Terminemos de una vez. Alguien podrá argumentar, poniéndose estupendo, que la deriva tomada por la política actual es en el fondo la misma que está siguiendo la vida de las personas en el mundo actual, abocada a una intensidad instantaneista sin perspectiva alguna. Pero llevamos demasiado tiempo proclamando que la política está para mejorar la vida de los ciudadanos como para aceptar ahora que, en vez de hacer eso, se dedique a copiarla en lo peor de lo que les sucede. Ni como argumento de consolación vale.

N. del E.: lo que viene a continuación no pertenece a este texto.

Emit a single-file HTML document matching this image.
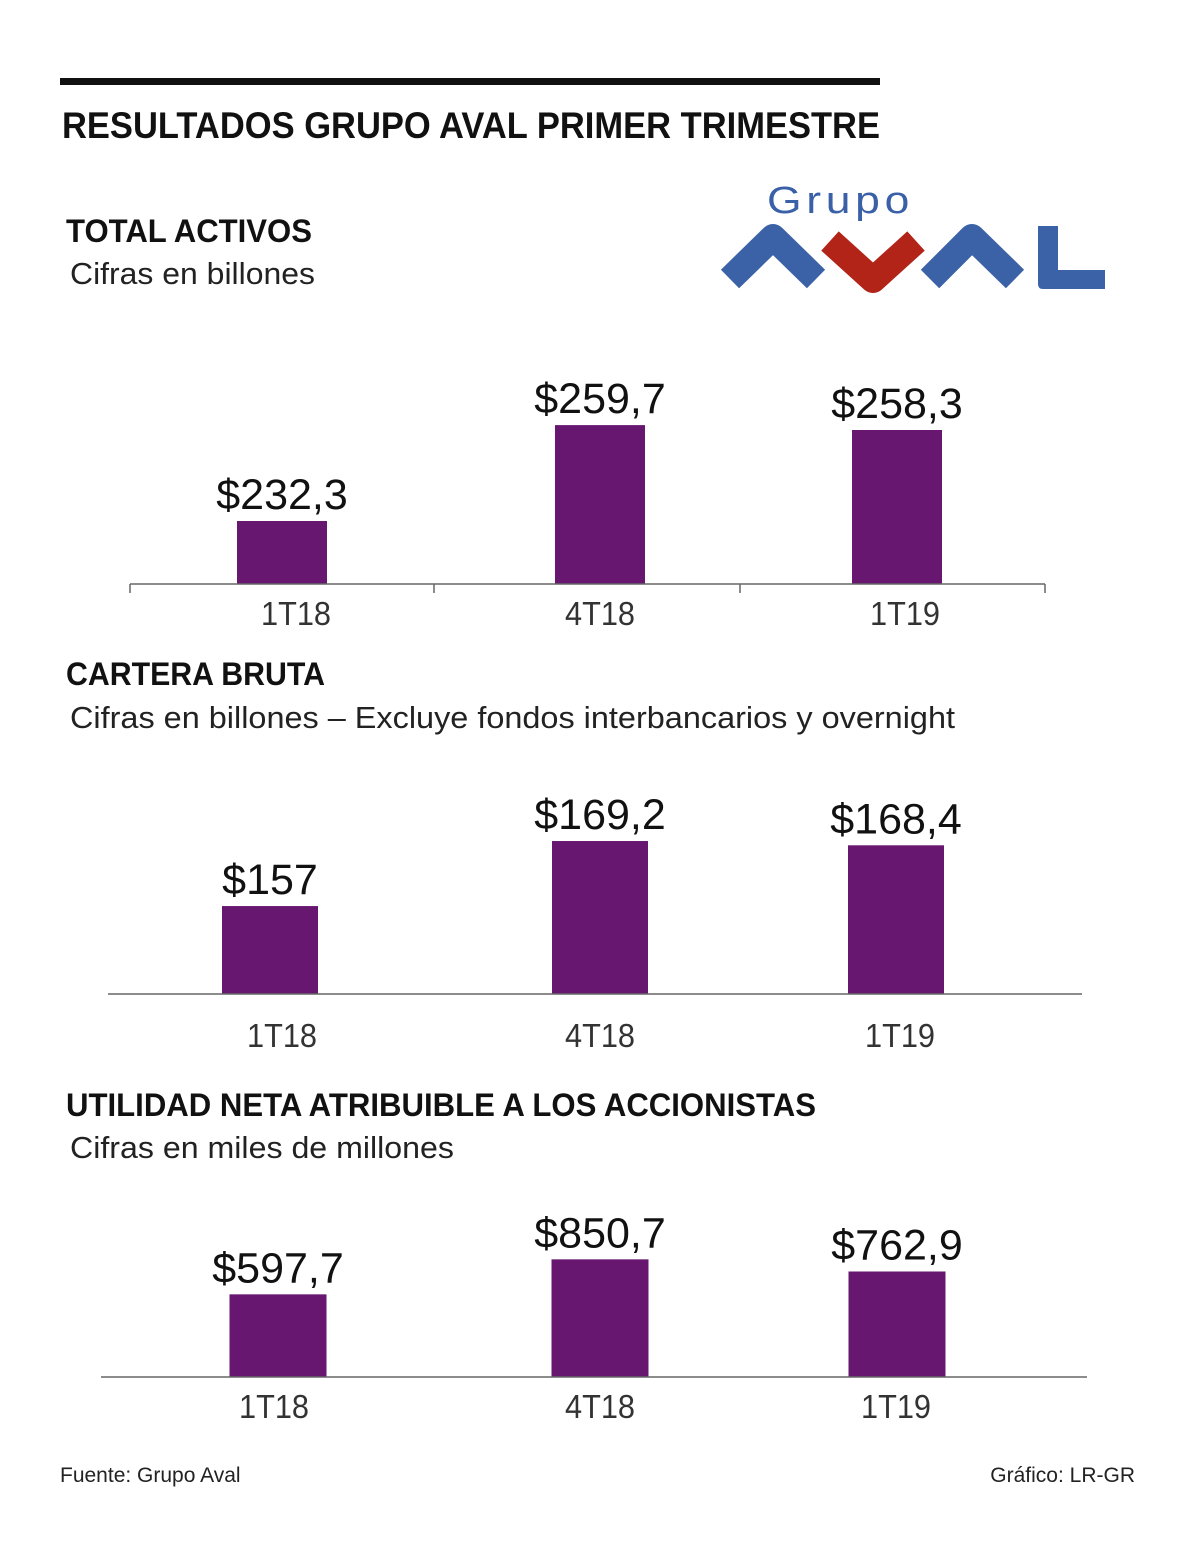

En esta sociedad líquida de nuestros pesares, el desmentido viene a representar un auténtico símbolo de la volatilidad política. El desmentido borra de la pizarra del espacio público, hace desaparecer con un simple gesto de muñeca del portavoz, lo que hasta ese momento estaba a la vista de todos. La modalidad del desmentido es a estos efectos lo de menos. Tanto da que se recurra al clásico "es una opinión personal" (de alguien cuyas opiniones personales son por definición públicas) o al recurrente "no se le ha entendido bien" (cuando se le entendía todo), pasando por el convencional "el gobierno ha actuado correctamente" (que se limita a devolver la carga de la prueba a quien haya osado criticarle) y similares. Importa mucho más que basta con ese recurso, en cualquiera de sus formas, para dar por clausurada la cuestión de la que se estuviera tratando, sin que resulte relevante en lo más mínimo que los términos del desmentido sean insuficientes, contradictorios o directamente absurdos.